If you won’t go to the convent, it seems the convent will come to you.

Snow

Snow.  That’s what we called it, snow.  No polar vortex, no bomb cyclone, no Winter Storm Fred or anything like that.  Snow.  If it got so thick you couldn’t see past your outstretched hand, it was a blizzard; that was about the extent of our parsing of winter weather.

But wait, you say, people are suffering losses, some are even dying.  That’s true, and it’s just as lamentable now as it was before the storm of jargon came spewing out of weather centers.  I daresay the casualties were worse back then, in the mid 20th century, before forced air gas heating, heat pumps, whole house generators and hyper-insulated houses.  There were only two realistic choices: coal or oil, and both systems worked on the principle of convection.  Worse, if a winter turned out to be especially long or cold, you could run out of either, and be hard put to get more of it in a reasonable time.  People froze.  It was winter.

But for every downside there’s an upside.  The snow was a cash cow for us kids.  We’d go trundling up and down the street shoveling sidewalks for a buck a pop.  We would have charged more for driveways, but there were no such things in my neighborhood, just alleys covered with soot from the ubiquitous trash fires.  My eyes still glaze over in nostalgia whenever I smell garbage burning.
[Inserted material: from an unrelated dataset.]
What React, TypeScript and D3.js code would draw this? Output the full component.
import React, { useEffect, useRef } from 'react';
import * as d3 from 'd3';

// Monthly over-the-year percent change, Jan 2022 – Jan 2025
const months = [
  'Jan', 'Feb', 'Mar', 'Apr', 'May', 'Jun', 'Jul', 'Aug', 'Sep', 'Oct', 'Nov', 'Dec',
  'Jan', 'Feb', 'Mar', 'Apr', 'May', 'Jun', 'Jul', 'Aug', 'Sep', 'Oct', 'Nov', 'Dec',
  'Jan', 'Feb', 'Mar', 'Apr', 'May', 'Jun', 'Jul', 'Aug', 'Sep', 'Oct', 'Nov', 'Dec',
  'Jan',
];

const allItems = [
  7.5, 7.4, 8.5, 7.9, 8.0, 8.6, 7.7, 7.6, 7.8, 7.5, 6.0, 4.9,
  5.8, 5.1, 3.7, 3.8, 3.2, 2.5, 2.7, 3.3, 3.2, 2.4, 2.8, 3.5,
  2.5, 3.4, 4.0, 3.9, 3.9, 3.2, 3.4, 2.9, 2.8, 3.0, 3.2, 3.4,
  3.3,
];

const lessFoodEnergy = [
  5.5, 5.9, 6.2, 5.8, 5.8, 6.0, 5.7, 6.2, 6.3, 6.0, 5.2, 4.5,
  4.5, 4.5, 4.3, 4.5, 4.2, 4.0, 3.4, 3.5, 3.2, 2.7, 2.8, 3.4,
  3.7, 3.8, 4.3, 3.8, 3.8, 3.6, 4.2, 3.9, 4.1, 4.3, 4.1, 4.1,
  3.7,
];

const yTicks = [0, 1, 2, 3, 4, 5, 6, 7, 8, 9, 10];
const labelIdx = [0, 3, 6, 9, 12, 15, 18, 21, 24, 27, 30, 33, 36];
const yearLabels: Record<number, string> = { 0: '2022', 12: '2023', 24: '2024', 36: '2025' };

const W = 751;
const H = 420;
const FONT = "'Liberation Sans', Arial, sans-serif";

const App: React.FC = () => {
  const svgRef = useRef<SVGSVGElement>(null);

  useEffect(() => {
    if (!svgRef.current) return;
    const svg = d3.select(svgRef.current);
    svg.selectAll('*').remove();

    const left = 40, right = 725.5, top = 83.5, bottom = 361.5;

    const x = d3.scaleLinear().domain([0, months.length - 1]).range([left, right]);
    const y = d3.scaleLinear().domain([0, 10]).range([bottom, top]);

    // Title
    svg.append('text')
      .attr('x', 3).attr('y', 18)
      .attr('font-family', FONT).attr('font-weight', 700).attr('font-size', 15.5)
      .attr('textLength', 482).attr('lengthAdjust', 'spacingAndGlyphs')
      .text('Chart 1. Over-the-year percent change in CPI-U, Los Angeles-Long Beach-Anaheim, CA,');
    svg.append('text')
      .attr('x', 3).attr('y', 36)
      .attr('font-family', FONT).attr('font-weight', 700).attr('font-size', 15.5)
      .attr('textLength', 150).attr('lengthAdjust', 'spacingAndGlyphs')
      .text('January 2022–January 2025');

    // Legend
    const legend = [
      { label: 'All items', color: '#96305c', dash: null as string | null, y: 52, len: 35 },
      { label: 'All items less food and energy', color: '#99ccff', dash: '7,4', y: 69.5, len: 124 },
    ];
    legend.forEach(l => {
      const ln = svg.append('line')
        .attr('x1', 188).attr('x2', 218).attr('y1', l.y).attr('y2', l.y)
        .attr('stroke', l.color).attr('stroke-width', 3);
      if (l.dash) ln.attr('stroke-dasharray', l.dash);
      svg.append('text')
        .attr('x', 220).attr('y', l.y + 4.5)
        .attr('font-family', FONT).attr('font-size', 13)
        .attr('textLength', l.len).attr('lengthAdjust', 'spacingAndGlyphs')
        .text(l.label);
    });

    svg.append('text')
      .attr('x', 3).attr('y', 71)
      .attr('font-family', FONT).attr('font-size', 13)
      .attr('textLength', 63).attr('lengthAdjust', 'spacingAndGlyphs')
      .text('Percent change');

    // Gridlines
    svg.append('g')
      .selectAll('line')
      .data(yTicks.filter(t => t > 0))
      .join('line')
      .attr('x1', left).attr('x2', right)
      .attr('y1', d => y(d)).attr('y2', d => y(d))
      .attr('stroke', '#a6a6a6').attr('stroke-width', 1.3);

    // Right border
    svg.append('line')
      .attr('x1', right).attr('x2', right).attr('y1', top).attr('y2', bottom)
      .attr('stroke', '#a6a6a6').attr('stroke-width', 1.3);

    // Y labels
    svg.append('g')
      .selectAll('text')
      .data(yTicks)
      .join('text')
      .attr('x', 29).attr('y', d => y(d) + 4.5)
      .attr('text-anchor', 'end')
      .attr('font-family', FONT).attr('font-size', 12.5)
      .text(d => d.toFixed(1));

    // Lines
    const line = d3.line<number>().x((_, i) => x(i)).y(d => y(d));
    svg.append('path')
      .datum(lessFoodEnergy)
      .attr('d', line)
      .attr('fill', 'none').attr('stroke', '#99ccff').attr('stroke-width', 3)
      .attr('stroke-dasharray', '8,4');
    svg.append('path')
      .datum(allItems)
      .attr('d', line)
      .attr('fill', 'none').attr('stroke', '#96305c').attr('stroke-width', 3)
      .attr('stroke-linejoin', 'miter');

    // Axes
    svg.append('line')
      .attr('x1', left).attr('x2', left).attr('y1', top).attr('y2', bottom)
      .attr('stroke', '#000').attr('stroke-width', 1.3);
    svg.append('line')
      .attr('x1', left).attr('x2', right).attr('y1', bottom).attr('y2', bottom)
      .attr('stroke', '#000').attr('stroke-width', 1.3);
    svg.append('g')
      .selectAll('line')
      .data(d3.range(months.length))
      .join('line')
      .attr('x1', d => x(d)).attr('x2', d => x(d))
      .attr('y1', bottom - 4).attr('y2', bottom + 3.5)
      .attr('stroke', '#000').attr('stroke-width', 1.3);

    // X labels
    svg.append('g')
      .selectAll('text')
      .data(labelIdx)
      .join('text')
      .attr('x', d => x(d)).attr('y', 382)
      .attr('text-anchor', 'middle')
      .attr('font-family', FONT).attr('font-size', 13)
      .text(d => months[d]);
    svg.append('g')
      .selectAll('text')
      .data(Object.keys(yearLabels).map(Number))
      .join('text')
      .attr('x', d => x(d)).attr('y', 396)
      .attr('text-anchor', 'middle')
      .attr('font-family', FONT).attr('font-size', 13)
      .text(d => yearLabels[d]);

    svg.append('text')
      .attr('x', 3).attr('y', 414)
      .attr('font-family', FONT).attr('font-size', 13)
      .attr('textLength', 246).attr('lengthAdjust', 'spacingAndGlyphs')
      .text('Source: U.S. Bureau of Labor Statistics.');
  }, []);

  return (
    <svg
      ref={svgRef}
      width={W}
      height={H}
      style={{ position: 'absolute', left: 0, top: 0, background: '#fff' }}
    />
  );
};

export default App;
On a good snow day, you could end up with ten or fifteen bucks in your pocket by noon, a small fortune for a ten or twelve year old kid in the 1950s, and still have time to spend the rest of the day sledding down a steep hill into traffic.  I never made that much; I felt rich as soon as I hit five bucks, and went about finding ways to spend it.  But that was me.  I also collected coins in specially made books with slots for each year back to the Upper Paleolithic, but I never filled one.  I spent that, too, as soon as enough money to buy something accumulated.
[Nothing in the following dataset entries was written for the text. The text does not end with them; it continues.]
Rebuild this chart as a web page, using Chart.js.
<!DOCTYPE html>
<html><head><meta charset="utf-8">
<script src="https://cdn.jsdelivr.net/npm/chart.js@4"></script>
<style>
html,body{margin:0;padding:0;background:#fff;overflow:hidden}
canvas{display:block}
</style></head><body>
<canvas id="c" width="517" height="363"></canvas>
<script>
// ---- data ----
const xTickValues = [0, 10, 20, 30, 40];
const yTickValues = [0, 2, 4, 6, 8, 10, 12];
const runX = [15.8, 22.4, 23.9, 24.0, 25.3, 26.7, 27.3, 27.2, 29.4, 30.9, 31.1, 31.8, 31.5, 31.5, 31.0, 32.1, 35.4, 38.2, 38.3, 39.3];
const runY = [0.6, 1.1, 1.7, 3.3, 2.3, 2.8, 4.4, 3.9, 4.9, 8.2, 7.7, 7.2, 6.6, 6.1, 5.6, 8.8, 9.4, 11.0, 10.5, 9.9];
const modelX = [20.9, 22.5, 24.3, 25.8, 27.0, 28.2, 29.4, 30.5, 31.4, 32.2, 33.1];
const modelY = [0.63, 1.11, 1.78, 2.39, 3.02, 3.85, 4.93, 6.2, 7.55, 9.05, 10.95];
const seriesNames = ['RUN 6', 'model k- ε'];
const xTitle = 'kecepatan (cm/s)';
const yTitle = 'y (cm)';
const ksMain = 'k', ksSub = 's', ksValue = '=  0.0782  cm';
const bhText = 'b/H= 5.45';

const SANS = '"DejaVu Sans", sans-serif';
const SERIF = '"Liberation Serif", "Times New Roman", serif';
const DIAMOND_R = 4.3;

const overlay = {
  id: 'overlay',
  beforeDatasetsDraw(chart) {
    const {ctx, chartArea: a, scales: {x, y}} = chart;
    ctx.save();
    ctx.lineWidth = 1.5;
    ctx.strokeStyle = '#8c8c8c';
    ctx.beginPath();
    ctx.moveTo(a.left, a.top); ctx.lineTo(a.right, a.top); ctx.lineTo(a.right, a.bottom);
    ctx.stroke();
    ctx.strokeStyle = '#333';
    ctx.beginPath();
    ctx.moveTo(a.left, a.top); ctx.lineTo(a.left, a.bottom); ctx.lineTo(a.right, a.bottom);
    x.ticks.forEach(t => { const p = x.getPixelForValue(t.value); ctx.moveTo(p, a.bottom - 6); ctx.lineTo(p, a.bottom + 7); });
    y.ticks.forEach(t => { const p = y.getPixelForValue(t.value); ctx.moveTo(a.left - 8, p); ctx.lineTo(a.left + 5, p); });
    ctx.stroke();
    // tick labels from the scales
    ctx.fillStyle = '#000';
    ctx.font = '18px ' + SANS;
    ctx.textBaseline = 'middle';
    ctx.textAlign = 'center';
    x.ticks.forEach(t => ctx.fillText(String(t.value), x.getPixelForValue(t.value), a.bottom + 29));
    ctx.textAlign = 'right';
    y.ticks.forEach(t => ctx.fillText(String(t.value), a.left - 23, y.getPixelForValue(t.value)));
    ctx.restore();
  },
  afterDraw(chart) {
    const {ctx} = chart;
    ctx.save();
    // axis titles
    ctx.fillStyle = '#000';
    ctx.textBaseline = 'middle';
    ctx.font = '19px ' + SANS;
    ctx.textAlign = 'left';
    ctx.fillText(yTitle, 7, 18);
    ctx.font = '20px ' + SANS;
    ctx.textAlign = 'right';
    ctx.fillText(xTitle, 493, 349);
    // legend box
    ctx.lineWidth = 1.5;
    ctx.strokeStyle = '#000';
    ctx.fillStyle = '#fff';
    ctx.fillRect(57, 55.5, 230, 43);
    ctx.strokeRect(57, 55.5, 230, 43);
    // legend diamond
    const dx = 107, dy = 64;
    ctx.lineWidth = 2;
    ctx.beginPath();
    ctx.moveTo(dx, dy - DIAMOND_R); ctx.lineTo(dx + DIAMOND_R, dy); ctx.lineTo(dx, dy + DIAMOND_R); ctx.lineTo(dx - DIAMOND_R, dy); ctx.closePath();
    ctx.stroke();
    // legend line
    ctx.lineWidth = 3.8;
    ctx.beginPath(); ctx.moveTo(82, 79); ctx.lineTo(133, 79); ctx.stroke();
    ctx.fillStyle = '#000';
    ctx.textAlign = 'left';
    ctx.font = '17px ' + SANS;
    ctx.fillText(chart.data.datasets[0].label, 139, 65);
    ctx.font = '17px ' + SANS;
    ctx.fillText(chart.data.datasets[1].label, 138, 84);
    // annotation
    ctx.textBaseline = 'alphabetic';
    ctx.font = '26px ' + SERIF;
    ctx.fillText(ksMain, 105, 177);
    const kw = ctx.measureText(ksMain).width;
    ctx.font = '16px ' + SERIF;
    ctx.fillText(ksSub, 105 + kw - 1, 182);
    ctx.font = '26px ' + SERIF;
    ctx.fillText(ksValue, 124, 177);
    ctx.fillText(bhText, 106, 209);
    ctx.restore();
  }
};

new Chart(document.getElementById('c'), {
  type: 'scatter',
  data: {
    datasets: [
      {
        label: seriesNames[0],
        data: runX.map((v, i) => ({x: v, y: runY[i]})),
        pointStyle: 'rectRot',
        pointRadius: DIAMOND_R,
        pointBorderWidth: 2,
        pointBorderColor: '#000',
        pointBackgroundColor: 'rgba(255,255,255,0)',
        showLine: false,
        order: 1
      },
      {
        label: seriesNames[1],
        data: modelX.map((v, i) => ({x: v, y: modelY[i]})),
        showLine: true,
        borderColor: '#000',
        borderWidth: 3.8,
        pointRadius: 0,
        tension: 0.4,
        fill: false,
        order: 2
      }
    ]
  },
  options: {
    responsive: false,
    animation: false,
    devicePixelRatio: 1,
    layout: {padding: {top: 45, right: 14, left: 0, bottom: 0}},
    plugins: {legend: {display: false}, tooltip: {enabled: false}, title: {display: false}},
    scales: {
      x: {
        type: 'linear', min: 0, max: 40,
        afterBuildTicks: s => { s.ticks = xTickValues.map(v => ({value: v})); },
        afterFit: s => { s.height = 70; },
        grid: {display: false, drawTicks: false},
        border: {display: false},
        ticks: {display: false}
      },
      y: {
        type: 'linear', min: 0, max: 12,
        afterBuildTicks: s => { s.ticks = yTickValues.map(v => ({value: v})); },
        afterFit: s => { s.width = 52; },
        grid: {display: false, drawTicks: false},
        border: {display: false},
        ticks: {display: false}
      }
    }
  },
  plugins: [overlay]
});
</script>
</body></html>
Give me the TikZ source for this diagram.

We’d also have fun “skitching” rides on the perennially unplowed streets.  That involved sneaking low behind a car at an intersection, grabbing the bumper, and getting pulled along, sliding on the packed snow.  Even getting caught was fun.  We’d pelt the furious driver with snowballs and run away.

There was one time, though, that a cop caught us putting snowballs into a mailbox.  He informed us solemnly that he was letting us go, but that tampering with the mail was a federal crime, and he couldn’t vouch for what the FBI might want to do.

I had nightmares about J. Edgar Hoover for a week after that.